Posted by Chris Mattmann <ch...@jpl.nasa.gov>.
Hi Jukka,

> Once TIKA-43 is committed (I'm giving it a day or two for reviews and
> comments) there are still two Parser related changes that I'd like to
> do before I think we're ready to do the first 0.1 release.

+1, agreed. At present, we've worked through 30 JIRA issues so far (great
job guys!), and I think that the library is reaching stability and is primed
for an official release.

I'll put my name out there as someone available to be the release master
when the time comes. I've done it on Nutch before and wouldn't mind doing it
for Tika. Just let me know if you guys agree.

> 
> First, I'd like to replace the current Iterable<Content> construct
> with a Metadata object that allows metadata to be passed in and out of
> the parser. Also, this Metadata object should be decoupled from parser
> configuration.

I completely agree. I'd like to help with this issue as the Metadata
framework is very near and dear to my heart. What's the interface that you
are proposing for it look like again? Something like:

String parse(InputStream stream, Metadata metadata)
             throws IOException, TikaException;


> 
> Second, instead of returning the text content of a document as a
> String, I'd like the parsers to generate SAX events with the text
> content passed as characters() events.

Then, the next evolutionary step would be:

SAXEvent parse(InputStream stream, Metadata metadata)
            throws IOException, TikaException;

?

> 
> Unless anyone objects (feel free to do so if you have better design
> ideas!), I'll follow up with new patches for these two issues in the
> next week or two. Once these changes are done, I think we're good to
> go for the first Tika release. Such a timing would also be perfect for
> the upcoming ApacheCon US conference. :-)

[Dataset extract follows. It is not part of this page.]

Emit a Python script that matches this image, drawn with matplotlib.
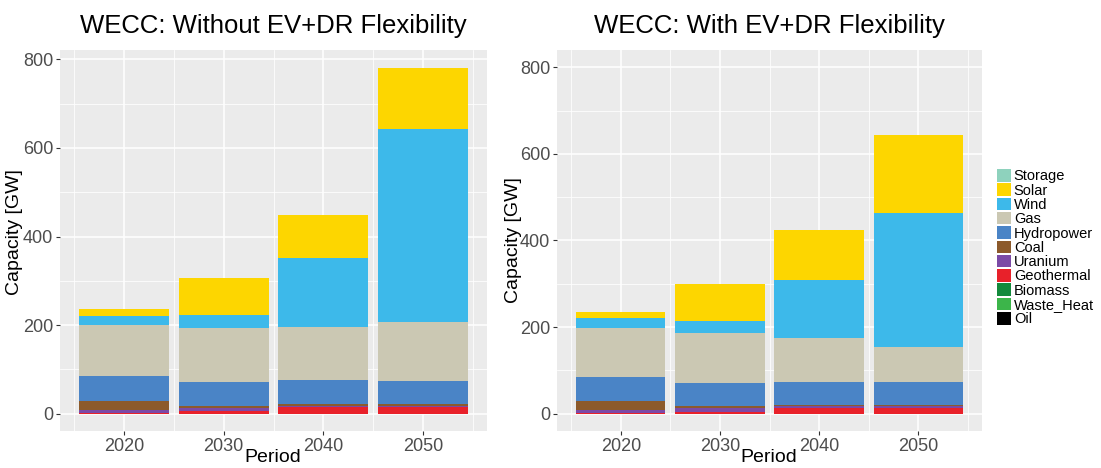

Totally agree! Great job so far: I am really starting to like this new
Parsing interface...

Cheers,
  Chris

> 
> BR,
> 
> Jukka Zitting

______________________________________________
Chris Mattmann, Ph.D.
Chris.Mattmann@jpl.nasa.gov
Cognizant Development Engineer
Early Detection Research Network Project

_________________________________________________
Jet Propulsion Laboratory            Pasadena, CA
Office: 171-266B                     Mailstop:  171-246
_______________________________________________________

Disclaimer:  The opinions presented within are my own and do not reflect
those of either NASA, JPL, or the California Institute of Technology.